JUST imagine the scene, in practice difficult to picture, of one of Yorkshire’s many idyllic villages. It is pitch black, not a street light in sight. It is a cloudless sky and the Milky Way can be clearly seen as a band of light stretching from horizon to horizon. Rural Yorkshire at its best.
But an unseen danger is lurking, potentially a silent killer. In the middle of the pavement a manhole cover has been removed by a thoughtless scrap metal thief and an unsuspecting pensioner, walking his dog, is approaching the gaping hole. And don’t think for one moment that he would somehow sense that it was there. He wouldn’t. It has already happened in this country. Fortunately, although badly injured, the person did not lose his life, but he could so easily have done so.
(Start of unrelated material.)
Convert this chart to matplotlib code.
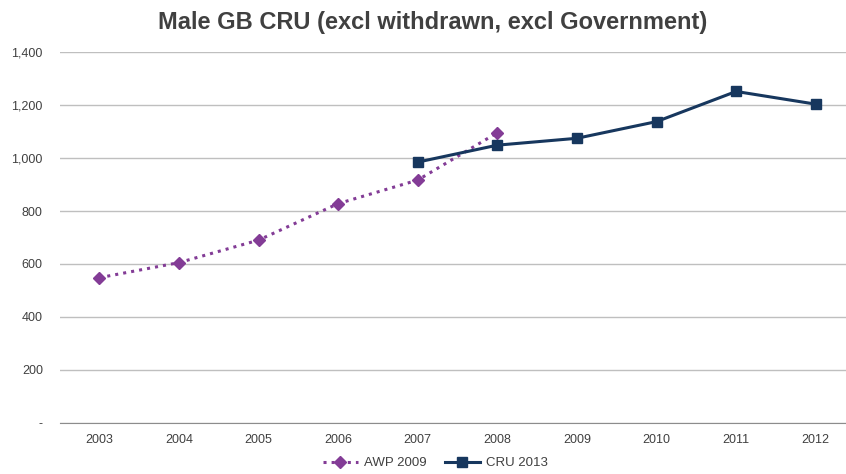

Of course, in an ideal world street lights should be unnecessary so that the wonders of the universe can be seen above our heads as we walk our dogs at night. But as your Editorial comment “Let there be light” (Yorkshire Post, September 1) pointed out, the dangers are not far away, whether they be from speeding traffic, uneven kerbs, an opportunist burglar or mugger, and now a new menace – the removal of a manhole cover leaving a gaping hole in the centre of the pavement. This has added a new dimension to the whole issue of street lighting in rural settings. The decision should never be left to village elders who, on the whole, have the strongest feelings on the issue of street lights, even though it is the elderly who are most at risk when the lights are absent.
Walking the dog, going to and from the pub or attending some village function should not be hazardous journeys, but nowadays they could end in a fatal accident.